- [STATED GOAL] Retype, exactly as written, every line from the one containing "Give me the seaborn" down to the one containing "import pandas as pd", including both, and nothing else.

====== MATERIAL PROVIDED

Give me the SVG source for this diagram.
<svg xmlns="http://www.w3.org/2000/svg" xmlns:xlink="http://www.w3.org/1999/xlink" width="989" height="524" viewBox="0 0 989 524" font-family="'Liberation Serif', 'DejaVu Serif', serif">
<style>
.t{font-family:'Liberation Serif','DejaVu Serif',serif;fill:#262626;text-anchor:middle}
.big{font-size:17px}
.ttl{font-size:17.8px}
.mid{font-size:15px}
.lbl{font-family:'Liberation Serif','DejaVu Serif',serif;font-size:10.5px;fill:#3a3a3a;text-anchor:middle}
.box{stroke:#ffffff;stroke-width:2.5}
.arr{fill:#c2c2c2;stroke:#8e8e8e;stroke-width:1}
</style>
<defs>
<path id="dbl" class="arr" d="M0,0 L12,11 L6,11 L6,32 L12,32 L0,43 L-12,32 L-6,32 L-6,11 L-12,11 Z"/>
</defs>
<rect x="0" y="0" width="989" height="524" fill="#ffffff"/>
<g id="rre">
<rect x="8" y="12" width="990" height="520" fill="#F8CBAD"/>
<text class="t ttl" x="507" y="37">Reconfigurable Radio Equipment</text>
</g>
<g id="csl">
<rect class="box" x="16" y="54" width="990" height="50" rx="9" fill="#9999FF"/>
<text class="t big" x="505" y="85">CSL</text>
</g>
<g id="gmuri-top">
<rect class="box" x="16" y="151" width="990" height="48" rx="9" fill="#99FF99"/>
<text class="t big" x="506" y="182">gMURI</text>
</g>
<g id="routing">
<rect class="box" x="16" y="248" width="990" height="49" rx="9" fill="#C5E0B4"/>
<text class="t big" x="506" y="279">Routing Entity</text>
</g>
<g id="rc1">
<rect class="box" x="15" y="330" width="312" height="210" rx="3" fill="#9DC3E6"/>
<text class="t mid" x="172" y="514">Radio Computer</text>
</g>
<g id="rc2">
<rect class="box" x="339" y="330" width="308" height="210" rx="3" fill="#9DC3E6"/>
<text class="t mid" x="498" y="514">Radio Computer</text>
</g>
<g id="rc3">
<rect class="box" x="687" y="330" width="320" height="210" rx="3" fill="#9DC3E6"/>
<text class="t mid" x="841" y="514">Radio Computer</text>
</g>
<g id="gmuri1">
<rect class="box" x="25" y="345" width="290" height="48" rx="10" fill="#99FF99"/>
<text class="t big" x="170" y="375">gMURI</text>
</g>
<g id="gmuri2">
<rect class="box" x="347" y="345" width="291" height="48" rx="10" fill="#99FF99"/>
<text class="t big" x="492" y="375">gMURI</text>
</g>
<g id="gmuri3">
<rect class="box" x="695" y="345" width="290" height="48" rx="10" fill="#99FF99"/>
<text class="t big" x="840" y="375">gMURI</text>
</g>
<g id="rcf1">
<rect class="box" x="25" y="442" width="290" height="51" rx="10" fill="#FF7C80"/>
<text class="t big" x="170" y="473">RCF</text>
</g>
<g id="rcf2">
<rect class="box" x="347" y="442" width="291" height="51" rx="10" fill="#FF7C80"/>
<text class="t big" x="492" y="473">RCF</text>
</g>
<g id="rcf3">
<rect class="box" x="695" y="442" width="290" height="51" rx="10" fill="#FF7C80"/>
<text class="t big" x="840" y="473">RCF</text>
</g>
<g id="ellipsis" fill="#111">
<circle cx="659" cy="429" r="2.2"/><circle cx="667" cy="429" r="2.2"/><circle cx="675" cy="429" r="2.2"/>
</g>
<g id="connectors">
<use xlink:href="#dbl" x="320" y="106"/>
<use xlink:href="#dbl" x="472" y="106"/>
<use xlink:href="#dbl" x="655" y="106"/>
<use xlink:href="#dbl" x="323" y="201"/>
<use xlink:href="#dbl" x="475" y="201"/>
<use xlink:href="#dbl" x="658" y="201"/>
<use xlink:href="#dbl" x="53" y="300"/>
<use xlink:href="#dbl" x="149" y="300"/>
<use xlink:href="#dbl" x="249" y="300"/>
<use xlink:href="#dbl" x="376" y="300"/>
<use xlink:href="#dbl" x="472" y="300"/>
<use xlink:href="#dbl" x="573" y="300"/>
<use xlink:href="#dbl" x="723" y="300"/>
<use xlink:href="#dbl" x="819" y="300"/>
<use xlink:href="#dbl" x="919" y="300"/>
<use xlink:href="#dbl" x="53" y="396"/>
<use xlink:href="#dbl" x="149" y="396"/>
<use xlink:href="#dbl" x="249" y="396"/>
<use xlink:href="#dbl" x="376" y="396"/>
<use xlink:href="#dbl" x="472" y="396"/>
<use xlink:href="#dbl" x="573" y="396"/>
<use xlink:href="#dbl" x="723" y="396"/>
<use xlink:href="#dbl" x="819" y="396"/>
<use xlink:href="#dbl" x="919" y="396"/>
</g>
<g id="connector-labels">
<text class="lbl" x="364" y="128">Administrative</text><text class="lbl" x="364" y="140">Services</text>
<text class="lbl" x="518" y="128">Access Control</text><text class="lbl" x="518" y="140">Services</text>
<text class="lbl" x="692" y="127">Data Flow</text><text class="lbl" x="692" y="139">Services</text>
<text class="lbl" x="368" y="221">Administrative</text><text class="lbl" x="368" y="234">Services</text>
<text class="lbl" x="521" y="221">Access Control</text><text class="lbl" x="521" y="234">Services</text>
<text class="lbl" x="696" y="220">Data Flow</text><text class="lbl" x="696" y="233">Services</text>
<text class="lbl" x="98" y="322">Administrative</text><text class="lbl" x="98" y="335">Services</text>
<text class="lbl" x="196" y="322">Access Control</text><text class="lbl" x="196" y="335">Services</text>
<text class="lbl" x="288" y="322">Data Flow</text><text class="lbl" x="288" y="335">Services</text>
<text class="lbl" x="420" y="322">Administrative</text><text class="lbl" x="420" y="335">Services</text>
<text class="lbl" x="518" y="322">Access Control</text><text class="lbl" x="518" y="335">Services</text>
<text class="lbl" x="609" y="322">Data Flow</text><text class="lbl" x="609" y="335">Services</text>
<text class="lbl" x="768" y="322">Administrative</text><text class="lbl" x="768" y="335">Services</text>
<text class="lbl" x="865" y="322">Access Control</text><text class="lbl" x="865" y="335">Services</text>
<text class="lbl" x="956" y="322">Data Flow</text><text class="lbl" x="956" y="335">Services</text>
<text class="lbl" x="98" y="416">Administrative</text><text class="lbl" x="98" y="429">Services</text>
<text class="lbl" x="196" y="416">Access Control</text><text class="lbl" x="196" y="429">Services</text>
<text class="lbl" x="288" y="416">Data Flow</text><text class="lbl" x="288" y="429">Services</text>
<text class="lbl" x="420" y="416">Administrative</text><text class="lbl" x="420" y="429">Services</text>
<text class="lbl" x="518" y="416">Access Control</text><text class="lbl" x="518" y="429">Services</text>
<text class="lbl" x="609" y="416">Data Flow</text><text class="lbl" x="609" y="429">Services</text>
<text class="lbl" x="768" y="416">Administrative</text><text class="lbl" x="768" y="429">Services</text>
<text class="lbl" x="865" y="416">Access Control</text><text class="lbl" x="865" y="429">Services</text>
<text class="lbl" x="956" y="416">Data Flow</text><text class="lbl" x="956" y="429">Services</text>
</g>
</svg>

============
====== MATERIAL PROVIDED

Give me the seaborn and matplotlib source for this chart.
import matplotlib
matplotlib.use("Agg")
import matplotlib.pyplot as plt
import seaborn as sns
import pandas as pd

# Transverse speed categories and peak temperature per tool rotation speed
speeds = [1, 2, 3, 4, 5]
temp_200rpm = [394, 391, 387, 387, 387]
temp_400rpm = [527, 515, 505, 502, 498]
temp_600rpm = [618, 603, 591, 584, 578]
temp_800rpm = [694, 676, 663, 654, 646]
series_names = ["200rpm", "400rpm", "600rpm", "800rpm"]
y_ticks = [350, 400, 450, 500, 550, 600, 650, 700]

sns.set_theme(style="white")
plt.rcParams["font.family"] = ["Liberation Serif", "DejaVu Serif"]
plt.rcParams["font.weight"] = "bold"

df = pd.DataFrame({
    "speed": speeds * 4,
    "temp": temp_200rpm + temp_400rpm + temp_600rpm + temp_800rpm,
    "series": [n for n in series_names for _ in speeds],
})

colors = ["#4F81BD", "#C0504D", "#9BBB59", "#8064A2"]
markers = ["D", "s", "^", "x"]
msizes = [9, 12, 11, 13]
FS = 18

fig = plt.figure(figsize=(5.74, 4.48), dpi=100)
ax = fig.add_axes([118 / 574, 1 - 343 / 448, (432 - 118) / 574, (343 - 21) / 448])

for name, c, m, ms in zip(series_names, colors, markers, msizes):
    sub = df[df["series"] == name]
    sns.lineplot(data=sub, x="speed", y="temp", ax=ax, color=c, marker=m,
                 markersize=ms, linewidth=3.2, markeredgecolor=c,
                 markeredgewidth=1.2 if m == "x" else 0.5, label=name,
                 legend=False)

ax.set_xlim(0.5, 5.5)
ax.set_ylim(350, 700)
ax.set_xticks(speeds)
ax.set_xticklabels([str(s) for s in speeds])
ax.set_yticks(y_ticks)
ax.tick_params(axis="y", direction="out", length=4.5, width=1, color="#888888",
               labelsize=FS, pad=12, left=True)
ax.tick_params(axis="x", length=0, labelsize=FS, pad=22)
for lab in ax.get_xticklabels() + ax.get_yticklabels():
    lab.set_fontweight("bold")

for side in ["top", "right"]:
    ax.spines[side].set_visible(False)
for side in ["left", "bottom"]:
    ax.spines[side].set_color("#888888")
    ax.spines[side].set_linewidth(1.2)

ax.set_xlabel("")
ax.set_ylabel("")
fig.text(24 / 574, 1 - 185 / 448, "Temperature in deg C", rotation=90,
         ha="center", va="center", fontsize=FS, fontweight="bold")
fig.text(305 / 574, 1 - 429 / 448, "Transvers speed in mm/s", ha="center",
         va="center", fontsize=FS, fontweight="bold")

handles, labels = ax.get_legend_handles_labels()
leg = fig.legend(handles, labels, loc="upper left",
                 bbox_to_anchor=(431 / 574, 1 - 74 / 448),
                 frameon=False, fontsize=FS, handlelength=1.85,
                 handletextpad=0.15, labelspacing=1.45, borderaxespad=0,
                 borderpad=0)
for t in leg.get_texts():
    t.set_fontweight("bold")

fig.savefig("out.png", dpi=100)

============

- [COMPLETED TASK]
Give me the seaborn and matplotlib source for this chart.
import matplotlib
matplotlib.use("Agg")
import matplotlib.pyplot as plt
import seaborn as sns
import pandas as pd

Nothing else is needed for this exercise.